Marchons. Tous ensemble, unis contre la haine. Descendons dans la rue comme en France pour dénoncer le racisme et plus particulièrement l’antisémitisme, qui connaît une dangereuse recrudescence depuis les attaques du Hamas qui ont semé la terreur en Israël et déclenché une riposte encore plus sanglante à Gaza.

Malheureusement, Montréal n’échappe pas à la vague de haine planétaire qui a réveillé la sinistre mémoire des pogroms et de l’Holocauste.

Des écoles juives visées par des coups de feu.

Une synagogue ciblée par des cocktails Molotov.

Un chargé de cours de l’Université de Montréal qui crie face à des étudiants juifs « Retourne en Pologne ! » lors d’une échauffourée à l’Université Concordia.

Le sulfureux imam Adil Charkaoui qui harangue une foule de manifestants réunis au centre-ville en clamant en arabe : « Allah, charge-Toi des ennemis du peuple de Gaza.

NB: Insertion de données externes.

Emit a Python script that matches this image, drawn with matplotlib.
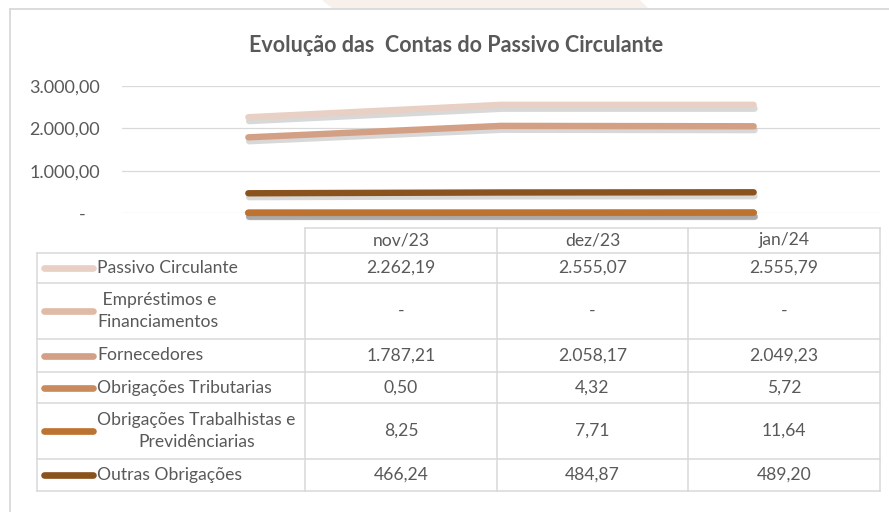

Allah, recense-les tous, puis extermine-les. Et n’épargne aucun d’entre eux ! »

Partout à travers le monde, cette même haine des Juifs souille les murs où sont apparus des étoiles de David et des graffitis à la gloire d’Hitler.

Cette haine pollue aussi les réseaux sociaux, comme en témoigne une vidéo montrant une bande d’adolescents qui entonnent, en plein métro de Paris, un chant antisémite odieux : « Nique les Juifs et les grands-mères, on est des nazis et fiers ».

Si le conflit Hamas-Israël a provoqué une montée de l’antisémitisme, il faut bien voir que ce n’est qu’un révélateur de préjugés déjà bien ancrés. Ce n’est qu’un argument qui a offert une forme de légitimité ou d’explication rationnelle à ceux qui détestent les Juifs depuis toujours.

Et ils sont nombreux.

Ici au Canada, avant même l’explosion de la violence en Israël, les Juifs étaient la cible de la moitié des crimes haineux visant des communautés religieuses, même s’ils ne forment que 1 % de la population, selon Statistique Canada.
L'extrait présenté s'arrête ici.